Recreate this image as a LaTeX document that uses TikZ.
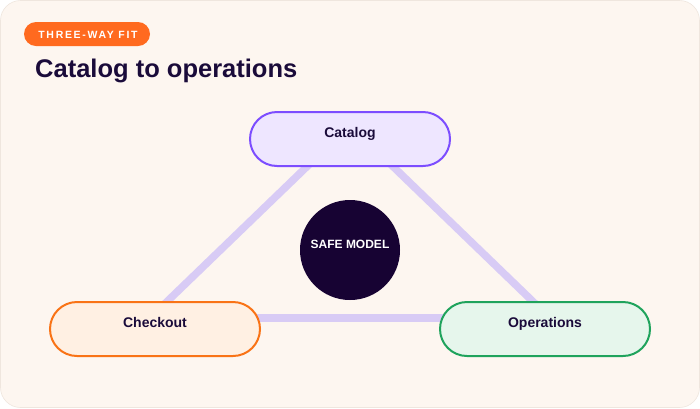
\documentclass[tikz,border=0pt]{standalone}
\usepackage{fontspec}
\setmainfont{Liberation Sans}
\newfontfamily\badgefont[LetterSpace=16]{Liberation Sans}
\definecolor{bgc}{HTML}{FDF6F0}
\definecolor{bgline}{HTML}{EFE6DE}
\definecolor{badgec}{HTML}{FF6A1F}
\definecolor{ink}{HTML}{1A0B3A}
\definecolor{catfill}{HTML}{EEE6FF}
\definecolor{catline}{HTML}{7C4DFF}
\definecolor{chkfill}{HTML}{FFF0E3}
\definecolor{chkline}{HTML}{F97316}
\definecolor{opfill}{HTML}{E6F6EC}
\definecolor{opline}{HTML}{1FA35C}
\definecolor{edgec}{HTML}{D8CBF5}
\definecolor{core}{HTML}{170333}
\tikzset{
  pill/.style={rounded rectangle, minimum width=200pt, minimum height=54pt, line width=2pt, inner sep=0pt},
  lbl/.style={anchor=base, inner sep=0pt, font=\bfseries\fontsize{14}{16}\selectfont, text=ink},
  link/.style={edgec, line width=7.5pt},
}
\usetikzlibrary{shapes.misc}
\begin{document}
\begin{tikzpicture}[x=1pt,y=-1pt]
\useasboundingbox (0,0) rectangle (700,408);
\fill[bgc, draw=bgline, line width=0.6pt, rounded corners=20pt] (0.5,0.5) rectangle (699.5,407.5);
% badge
\node[rounded rectangle, fill=badgec, minimum width=126pt, minimum height=24pt, inner sep=0pt] (badge) at (87,34) {};
\node[anchor=base, inner sep=0pt, text=white, font=\badgefont\bfseries\fontsize{10.5}{12}\selectfont] (badgel) at (88,38) {THREE-WAY FIT};
% title
\node[anchor=base west, inner sep=0pt, text=ink, font=\bfseries\fontsize{25.5}{28}\selectfont] (title) at (35,77) {Catalog to operations};
% triangle vertices
\coordinate (vtop) at (350,125);
\coordinate (vleft) at (150,318);
\coordinate (vright) at (550,318);
\draw[link] (vtop) -- (vleft);
\draw[link] (vtop) -- (vright);
\draw[link] (vleft) -- (vright);
% nodes
\node[pill, fill=catfill, draw=catline, minimum width=200pt] (cat) at (350,139) {};
\node[lbl] (catl) at (350,137) {Catalog};
\node[pill, fill=chkfill, draw=chkline, minimum width=210pt] (chk) at (155,329) {};
\node[lbl] (chkl) at (155,327) {Checkout};
\node[pill, fill=opfill, draw=opline, minimum width=210pt] (op) at (545,329) {};
\node[lbl] (opl) at (545,327) {Operations};
\node[circle, fill=core, minimum size=100pt, inner sep=0pt] (core) at (350,250) {};
\node[anchor=base, inner sep=0pt, text=white, font=\bfseries\fontsize{12}{14}\selectfont] (corel) at (350,248) {SAFE MODEL};
\end{tikzpicture}
\end{document}
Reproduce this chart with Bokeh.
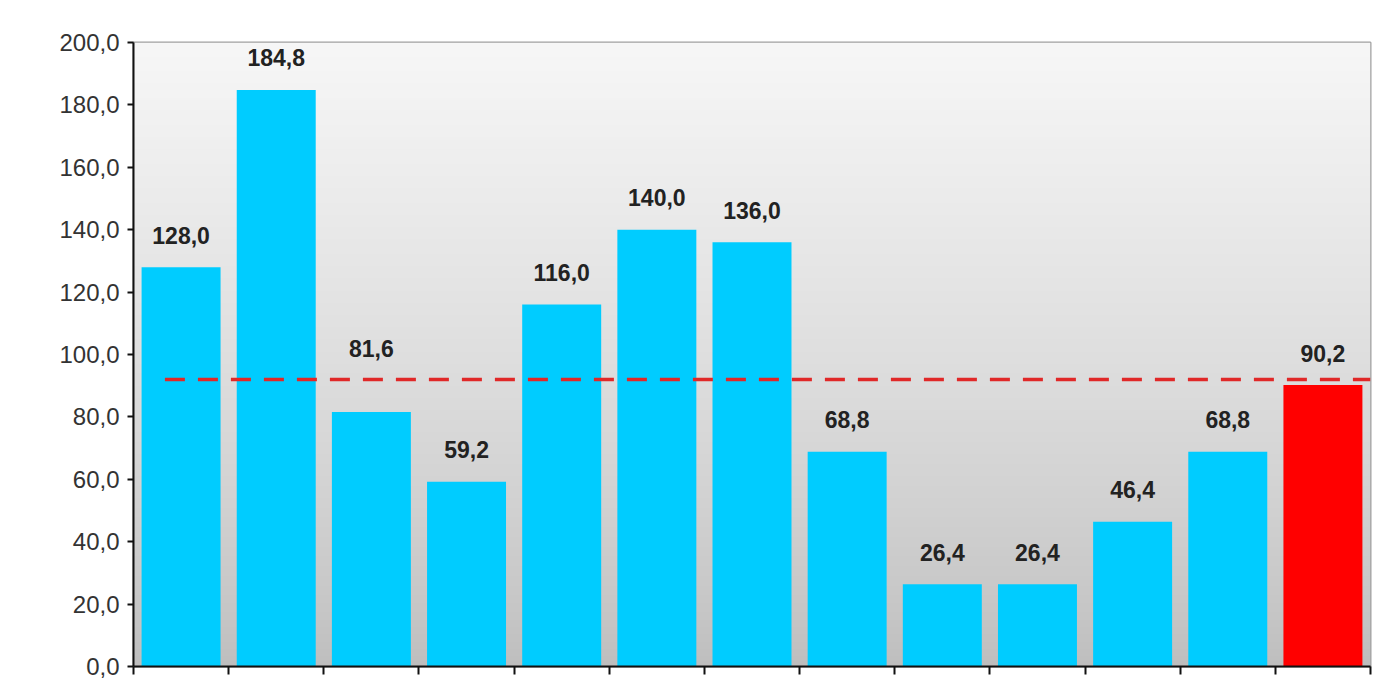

· · · ·

# GIVEN REQUEST
Write out the records above once more, word for word, with no pictures.

# SOLVED EXERCISE
Recreate this image as a LaTeX document that uses TikZ.
\documentclass[tikz,border=0pt]{standalone}
\usepackage{fontspec}
\setmainfont{Liberation Sans}
\newfontfamily\badgefont[LetterSpace=16]{Liberation Sans}
\definecolor{bgc}{HTML}{FDF6F0}
\definecolor{bgline}{HTML}{EFE6DE}
\definecolor{badgec}{HTML}{FF6A1F}
\definecolor{ink}{HTML}{1A0B3A}
\definecolor{catfill}{HTML}{EEE6FF}
\definecolor{catline}{HTML}{7C4DFF}
\definecolor{chkfill}{HTML}{FFF0E3}
\definecolor{chkline}{HTML}{F97316}
\definecolor{opfill}{HTML}{E6F6EC}
\definecolor{opline}{HTML}{1FA35C}
\definecolor{edgec}{HTML}{D8CBF5}
\definecolor{core}{HTML}{170333}
\tikzset{
  pill/.style={rounded rectangle, minimum width=200pt, minimum height=54pt, line width=2pt, inner sep=0pt},
  lbl/.style={anchor=base, inner sep=0pt, font=\bfseries\fontsize{14}{16}\selectfont, text=ink},
  link/.style={edgec, line width=7.5pt},
}
\usetikzlibrary{shapes.misc}
\begin{document}
\begin{tikzpicture}[x=1pt,y=-1pt]
\useasboundingbox (0,0) rectangle (700,408);
\fill[bgc, draw=bgline, line width=0.6pt, rounded corners=20pt] (0.5,0.5) rectangle (699.5,407.5);
% badge
\node[rounded rectangle, fill=badgec, minimum width=126pt, minimum height=24pt, inner sep=0pt] (badge) at (87,34) {};
\node[anchor=base, inner sep=0pt, text=white, font=\badgefont\bfseries\fontsize{10.5}{12}\selectfont] (badgel) at (88,38) {THREE-WAY FIT};
% title
\node[anchor=base west, inner sep=0pt, text=ink, font=\bfseries\fontsize{25.5}{28}\selectfont] (title) at (35,77) {Catalog to operations};
% triangle vertices
\coordinate (vtop) at (350,125);
\coordinate (vleft) at (150,318);
\coordinate (vright) at (550,318);
\draw[link] (vtop) -- (vleft);
\draw[link] (vtop) -- (vright);
\draw[link] (vleft) -- (vright);
% nodes
\node[pill, fill=catfill, draw=catline, minimum width=200pt] (cat) at (350,139) {};
\node[lbl] (catl) at (350,137) {Catalog};
\node[pill, fill=chkfill, draw=chkline, minimum width=210pt] (chk) at (155,329) {};
\node[lbl] (chkl) at (155,327) {Checkout};
\node[pill, fill=opfill, draw=opline, minimum width=210pt] (op) at (545,329) {};
\node[lbl] (opl) at (545,327) {Operations};
\node[circle, fill=core, minimum size=100pt, inner sep=0pt] (core) at (350,250) {};
\node[anchor=base, inner sep=0pt, text=white, font=\bfseries\fontsize{12}{14}\selectfont] (corel) at (350,248) {SAFE MODEL};
\end{tikzpicture}
\end{document}
Reproduce this chart with Bokeh.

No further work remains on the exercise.